President Muhammadu Buhari has unveiled Nigeria’s budget for 2016 as it grapples with falling oil revenues. The Buhari administration is aiming for growth of just above 4 percent.
President Muhammadu Buhari has presented Nigeria’s 2016 budget which triples investment spending in a bid to stimulate growth while seeking to lower the country’s dependence on oil.
The budget totals 6.08 trillion naira (US$30.8 billion).
Nigeria’s economy – Africa’s largest – has taken a big hit due to the fall in oil prices – which averaged US$122 a barrel in June 2014 but was now trading at around US$39 late last week. The country relies on oil for about 90 percent of its foreign earnings and 75 percent of its budget.
“Consumption has declined at all levels,” Buhari said. He said employers have struggled to pay salaries and meet other employee-related obligations, both in the public and private sector. “Small business owners and traders have been particularly hard hit by this state of affairs,” he said.
“From those who have lost their jobs, to those young people who have never had a job, to the people in the north-east whose families and businesses were destroyed by insurgents, this has been a difficult time in our nation’s history,” the Nigerian president said.
Infrastructure Spending
The biggest share of the budget would be invested in critical sectors such as power, housing, transport and defense.
Nigerians are cautiously optimistic. “Well, it’s an achievement that the country is at least presenting a budget which will give us a picture of what will happen next year,” one man said.

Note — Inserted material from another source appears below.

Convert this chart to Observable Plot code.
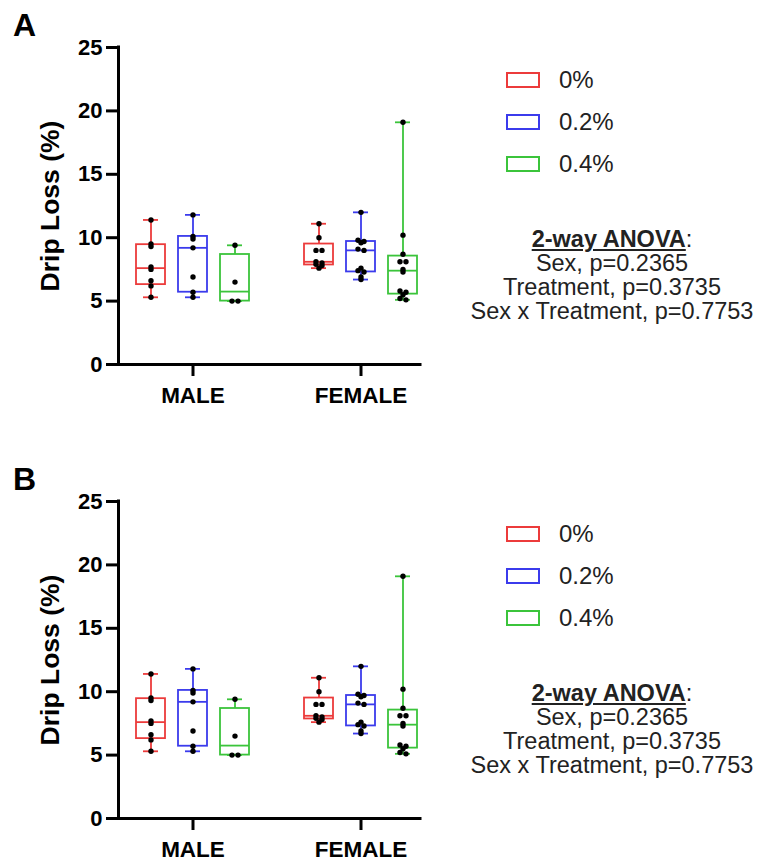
<!DOCTYPE html>
<html><head><meta charset="utf-8">
<script src="https://cdn.jsdelivr.net/npm/d3@7"></script>
<script src="https://cdn.jsdelivr.net/npm/@observablehq/plot@0.6"></script>
<style>
body{margin:0;overflow:hidden;background:#fff;font-family:"Liberation Sans",Arial,sans-serif;color:#000;}
#page{position:relative;width:759px;height:861px;overflow:hidden;background:#fff;}
.panel{position:absolute;left:0;width:759px;height:430px;}
.plot{position:absolute;left:0;top:0;}
.plabel{position:absolute;left:13px;top:9px;font-size:32px;font-weight:bold;line-height:32px;}
.legend{position:absolute;left:506px;top:59px;}
.legend .row{display:flex;align-items:center;height:42px;}
.legend .sw{box-sizing:border-box;width:34px;height:16px;border:2px solid;}
.legend .tx{margin-left:19px;font-size:24px;line-height:24px;color:#222;}
.anova{position:absolute;left:452px;width:320px;top:227px;text-align:center;font-size:23.5px;line-height:24px;color:#222;}
.anova .hd{font-weight:bold;text-decoration:underline;}
</style></head><body><div id="page"></div>
<script>
// ---- data ----
const sexes = ["MALE", "FEMALE"];
const treatments = ["0%", "0.2%", "0.4%"];
const colors = ["#ec3b3b", "#3b3bec", "#3bc43b"];
const yTicks = [0, 5, 10, 15, 20, 25];
const male0 = [11.4, 9.5, 9.3, 7.7, 7.5, 6.6, 6.2, 5.3];
const male02 = [11.8, 10.1, 9.9, 9.2, 6.9, 5.7, 5.3];
const male04 = [9.4, 6.5, 5.0, 5.0];
const female0 = [11.1, 10.0, 9.0, 9.0, 8.1, 8.0, 7.9, 7.8, 7.6];
const female02 = [12.0, 9.8, 9.7, 9.6, 9.1, 9.0, 7.6, 7.4, 7.3, 6.9, 6.7];
const female04 = [19.1, 10.2, 8.7, 8.1, 8.1, 7.5, 7.3, 5.8, 5.7, 5.5, 5.2, 5.1];
const anovaTitle = "2-way ANOVA";
const anovaLines = ["Sex, p=0.2365", "Treatment, p=0.3735", "Sex x Treatment, p=0.7753"];
const panelLabels = ["A", "B"];
const panelTops = [0, 454];

// ---- build tables ----
const series = {MALE: [male0, male02, male04], FEMALE: [female0, female02, female04]};
const key = (s, t) => s + "|" + t;
const rows = [];
for (const s of sexes) treatments.forEach((t, j) => series[s][j].forEach(v => rows.push({sex: s, treatment: t, group: key(s, t), value: v})));

// GraphPad-style quartiles (position p*(n+1))
function quart(sorted, p) {
  const n = sorted.length, pos = p * (n + 1);
  if (pos <= 1) return sorted[0];
  if (pos >= n) return sorted[n - 1];
  const i = Math.floor(pos);
  return sorted[i - 1] + (pos - i) * (sorted[i] - sorted[i - 1]);
}
const stats = [];
for (const s of sexes) treatments.forEach((t, j) => {
  const v = series[s][j].slice().sort((a, b) => a - b);
  stats.push({group: key(s, t), treatment: t, min: v[0], max: v[v.length - 1],
    q1: quart(v, 0.25), median: quart(v, 0.5), q3: quart(v, 0.75)});
});

const xDomain = [key("MALE","0%"), key("MALE","0.2%"), key("MALE","0.4%"), "gap", key("FEMALE","0%"), key("FEMALE","0.2%"), key("FEMALE","0.4%")];
const xTicks = sexes.map(s => key(s, "0.2%"));

// simple beeswarm: points with nearly equal y are set side by side around the group centre
function swarm(options, step = 6, thresh = 2) {
  return Plot.initializer(options, (data, facets, channels, scales) => {
    const G = channels.x.value, V = channels.y.value;
    const n = G.length, X = new Float64Array(n), Y = new Float64Array(n);
    for (let i = 0; i < n; i++) { X[i] = scales.x(G[i]); Y[i] = scales.y(V[i]); }
    const groups = d3.group(d3.range(n), i => G[i]);
    for (const [, I] of groups) {
      I.sort((a, b) => Y[a] - Y[b]);
      let row = [];
      const flush = () => { row.forEach((j, k) => { X[j] += (k - (row.length - 1) / 2) * step; }); row = []; };
      for (const i of I) { if (row.length && Y[i] - Y[row[0]] > thresh) flush(); row.push(i); }
      flush();
    }
    return {data, facets, channels: {x: {value: X}, y: {value: Y}}};
  });
}

function makePlot() {
  const W = 440, H = 420, ML = 118, MR = 20, MT = 47, MB = 56;
  const sw = 1.8;
  return Plot.plot({
    width: W, height: H, marginLeft: ML, marginRight: MR, marginTop: MT, marginBottom: MB,
    style: {fontFamily: '"Liberation Sans", Arial, sans-serif', background: "transparent", color: "black", overflow: "visible"},
    x: {type: "band", domain: xDomain, paddingInner: 0.3176, paddingOuter: 0.212, align: 0.86},
    y: {domain: [0, 25]},
    color: {domain: treatments, range: colors},
    marks: [
      Plot.axisY({ticks: yTicks, tickSize: 12, tickPadding: 4, fontSize: 22, fontWeight: "bold", strokeWidth: 3, tickFormat: d => String(d), label: null}),
      Plot.axisX({ticks: xTicks, tickFormat: g => g.split("|")[0], tickSize: 12, tickPadding: 11, fontSize: 22.5, fontWeight: "bold", strokeWidth: 3, label: null}),
      Plot.ruleY([0], {stroke: "black", strokeWidth: 3, strokeLinecap: "square"}),
      Plot.ruleX([null], {x: null, y1: 0, y2: 25, dx: -(W - ML - MR) / 2, stroke: "black", strokeWidth: 3, strokeLinecap: "square"}),
      Plot.text(["Drip Loss (%)"], {frameAnchor: "left", textAnchor: "middle", lineAnchor: "middle", rotate: -90, dx: -68, fontSize: 26.5, fontWeight: "bold", fill: "black"}),
      Plot.ruleX(stats, {x: "group", y1: "min", y2: "max", stroke: "treatment", strokeWidth: sw}),
      Plot.barY(stats, {x: "group", y1: "q1", y2: "q3", fill: "white", stroke: "treatment", strokeWidth: sw}),
      Plot.tickY(stats, {x: "group", y: "median", stroke: "treatment", strokeWidth: sw}),
      Plot.tickY(stats, {x: "group", y: "min", stroke: "treatment", strokeWidth: sw, insetLeft: 7, insetRight: 7}),
      Plot.tickY(stats, {x: "group", y: "max", stroke: "treatment", strokeWidth: sw, insetLeft: 7, insetRight: 7}),
      Plot.dot(rows, swarm({x: "group", y: "value", r: 2.7, fill: "black", stroke: "none"}))
    ]
  });
}

const page = document.getElementById("page");
panelLabels.forEach((lab, p) => {
  const panel = document.createElement("div");
  panel.className = "panel";
  panel.style.top = panelTops[p] + "px";
  const plot = makePlot();
  plot.classList.add("plot");
  panel.appendChild(plot);

  const l = document.createElement("div");
  l.className = "plabel"; l.textContent = lab;
  panel.appendChild(l);

  const leg = document.createElement("div");
  leg.className = "legend";
  treatments.forEach((t, j) => {
    const row = document.createElement("div"); row.className = "row";
    const b = document.createElement("span"); b.className = "sw"; b.style.borderColor = colors[j];
    const tx = document.createElement("span"); tx.className = "tx"; tx.textContent = t;
    row.appendChild(b); row.appendChild(tx); leg.appendChild(row);
  });
  panel.appendChild(leg);

  const an = document.createElement("div");
  an.className = "anova";
  const hd = document.createElement("div");
  const hs = document.createElement("span"); hs.className = "hd"; hs.textContent = anovaTitle;
  hd.appendChild(hs); hd.appendChild(document.createTextNode(":"));
  an.appendChild(hd);
  anovaLines.forEach(s => { const d = document.createElement("div"); d.textContent = s; an.appendChild(d); });
  panel.appendChild(an);

  page.appendChild(panel);
});
</script></body></html>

“What I really look forward to is security, real security, not temporary security,” said one woman from northeastern Nigeria, which has borne the brunt of the Boko Haram disturbances. “I am also looking forward to seeing the end of fluctuating electricity,” she added, referring to power outages.
Previous Nigerian budgets have tended to allocated more funds for recurrent expenditure, such as workers and officials salaries, rather than for capital outlay. In the 2016 budget, capital expenditure exceeds recurrent expenditure in a bid to press ahead with urgently needed improvements to infrastructure.
The budget foresees a deficit of 2.16 percent of gross domestic product (GDP) which would be financed by a combination of domestic and foreign borrowing.
“They are borrowing much more than in the past and are going to carry a bigger debt burden,” Ayo Teriba, chief executive officer of Economic Associates, an advisors firm based in Lagos, told reporters.
The budget aims for a growth rate of 4.37 percent in 2016.
The International Monetary Fund (IMF) has said that Nigeria’s growth would slow to 4 percent this year, down from 6.3 percent last year.
Buhari also renewed his anti-corruption pledge to recover stolen funds no matter how long it took, or where they were hidden.